We’re yet to see significant activity in this area, as from a consumer perspective this is a concept that ‘you need to get your head around’.
Although the pricing point is arguably too high in virtual terms and therefore is not currently offered, a good demonstration of dynamic merchandising would be Hublot, shown right.
1-800 Flowers was one of the first real-world companies to experiment with dynamic merchandising.
4. Inbound advertising
Although currently the reserve of metabrands, inbound advertising – using websites to initiate and drive virtual retailing could be a potential option for real world companies.
Already there are platforms (websites) available offering this service.
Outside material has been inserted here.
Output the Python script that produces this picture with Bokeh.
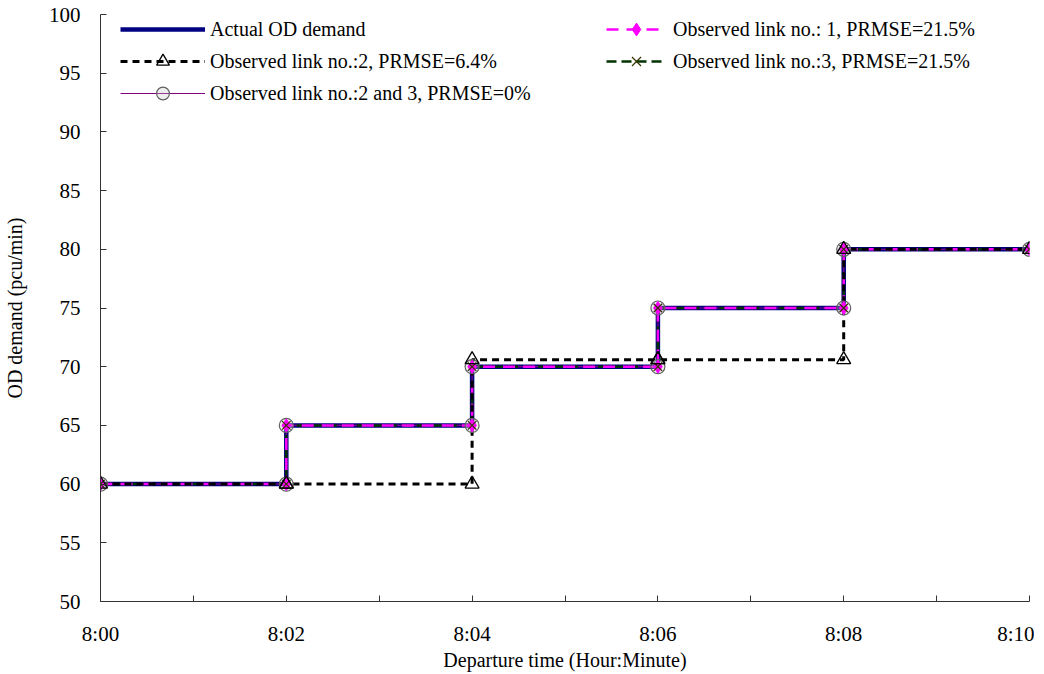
from bokeh.plotting import figure
from bokeh.models import Legend, LegendItem, FixedTicker, Range1d
from bokeh.embed import file_html
from bokeh.resources import INLINE

# ---- data ----
departure_min = [0, 2, 4, 6, 8, 10]
tick_minutes = [0, 1, 2, 3, 4, 5, 6, 7, 8, 9, 10]
tick_labels = ["8:00", "", "8:02", "", "8:04", "", "8:06", "", "8:08", "", "8:10"]
actual_od = [60, 65, 70, 75, 80, 80]
obs_link1 = [60, 65, 70, 75, 80, 80]
obs_link2 = [60, 60, 70.6, 70.6, 80, 80]
obs_link3 = [60, 65, 70, 75, 80, 80]
obs_link23 = [60, 65, 70, 75, 80, 80]
y_ticks = [50, 55, 60, 65, 70, 75, 80, 85, 90, 95, 100]


def steps(xs, ys):
    sx, sy = [xs[0]], [ys[0]]
    for i in range(1, len(xs)):
        sx += [xs[i], xs[i]]
        sy += [ys[i - 1], ys[i]]
    if sy[-1] == sy[-2] and sx[-1] == sx[-2]:
        sx, sy = sx[:-1], sy[:-1]
    return sx, sy


FONT = "Liberation Serif"

p = figure(frame_width=929, frame_height=587, output_backend="svg",
           toolbar_location=None, x_range=Range1d(0, 10), y_range=Range1d(50, 100),
           min_border_left=92, min_border_top=14, min_border_right=5, min_border_bottom=10)
p.outline_line_color = None
p.grid.visible = False
p.background_fill_color = "white"

p.axis.axis_line_color = "#333333"
p.axis.major_tick_line_color = "#333333"
p.axis.major_tick_in = 6
p.axis.major_tick_out = 0
p.axis.minor_tick_line_color = None
p.axis.major_label_text_color = "black"
p.axis.major_label_text_font_style = "normal"
p.axis.major_label_text_font = FONT
p.axis.major_label_text_font_size = "21px"
p.axis.axis_label_text_font = FONT
p.axis.axis_label_text_font_size = "20px"
p.axis.axis_label_text_font_style = "normal"
p.axis.axis_label_text_color = "black"

p.xaxis.ticker = FixedTicker(ticks=tick_minutes)
p.xaxis.major_label_overrides = {m: l for m, l in zip(tick_minutes, tick_labels)}
p.xaxis.major_label_standoff = 20
p.xaxis.axis_label = "Departure time (Hour:Minute)"
p.xaxis.axis_label_standoff = 0

p.yaxis.ticker = FixedTicker(ticks=y_ticks)
p.yaxis.major_label_standoff = 20
p.yaxis.axis_label = "OD demand (pcu/min)"
p.yaxis.axis_label_standoff = 20

ax_, ay_ = steps(departure_min, actual_od)
x1, y1 = steps(departure_min, obs_link1)
x2, y2 = steps(departure_min, obs_link2)
x3, y3 = steps(departure_min, obs_link3)
x23, y23 = steps(departure_min, obs_link23)

r_act = p.line(ax_, ay_, line_color="#000080", line_width=4.5)
r23_l = p.line(x23, y23, line_color="#800080", line_width=1.2)
r3_l = p.line(x3, y3, line_color="#003300", line_width=2.5, line_dash="10 5")
r1_l = p.line(x1, y1, line_color="#ff00ff", line_width=2.5, line_dash="12 8")
r2_l = p.line(x2, y2, line_color="black", line_width=3, line_dash="7 5")

r23_m = p.scatter(x23, y23, marker="circle", size=14, fill_color="#c8c8c8", fill_alpha=0.3,
                  line_color="#606060", line_width=1.2)
r1_m = p.scatter(x1, y1, marker="diamond", size=13, fill_color="#ff00ff", line_color="#ff00ff")
r3_m = p.scatter(x3, y3, marker="x", size=12, line_color="#333300", line_width=1.2)
r2_m = p.scatter(x2, y2, marker="triangle", size=14, fill_color="white", fill_alpha=0.0,
                 line_color="black", line_width=1.3)

leg_common = dict(background_fill_alpha=0, border_line_color=None, padding=0, margin=0,
                  spacing=0, label_text_font=FONT, label_text_font_size="20px",
                  label_text_color="black", glyph_height=32, label_height=20)

leg1 = Legend(items=[
    LegendItem(label="Actual OD demand", renderers=[r_act]),
    LegendItem(label="Observed link no.:2, PRMSE=6.4%", renderers=[r2_l, r2_m]),
    LegendItem(label="Observed link no.:2 and 3, PRMSE=0%", renderers=[r23_l, r23_m]),
], location=(20, 492), glyph_width=85, label_standoff=5, **leg_common)

leg2 = Legend(items=[
    LegendItem(label="Observed link no.: 1, PRMSE=21.5%", renderers=[r1_l, r1_m]),
    LegendItem(label="Observed link no.:3, PRMSE=21.5%", renderers=[r3_l, r3_m]),
], location=(506, 524), glyph_width=60, label_standoff=7, **leg_common)

p.add_layout(leg1)
p.add_layout(leg2)

open("out.html", "w").write(file_html(p, INLINE))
SLexchange and OnRez both have listings and purchase mechanics in place to facilitate the purchase of virtual products.
These sites show the actual products using static merchandising.
So, putting this into a real world context, if a virtual environment can present a real product better than a print ad or brochure then marketers need to consider this option.
5. Two-tone retailing
Two-tone virtual retailing involves having two different versions of a product.
The first, the real-world product is available to purchase in the real-world. Payment can (and should) be available both in-world and via e-commerce. The second, the virtual offering is dynamic merchandising fully exploiting the attributes of virtual worlds to bring the product to life.
The newly launched Canada Post venue in SL demonstrates this approach in the Sky Mall shop.
And the (seemingly long time ago) launch of the Adidas store in Second Life featuring the Microride gave us a insight into how this technique can be used.
From a pricing perspective, giving the virtual version away for free is a smart move for retailers, after all, the income (at present) from the real world exceeds metaverse revenue streams.
The virtual retailing map is shown below. As shown, the sweetspot strategy for real world companies wishing to use virtual worlds as a retailing channel has to focus on making virtual versions of their products and bring them to live. Interactivity and easy engagement are key themes to focus on.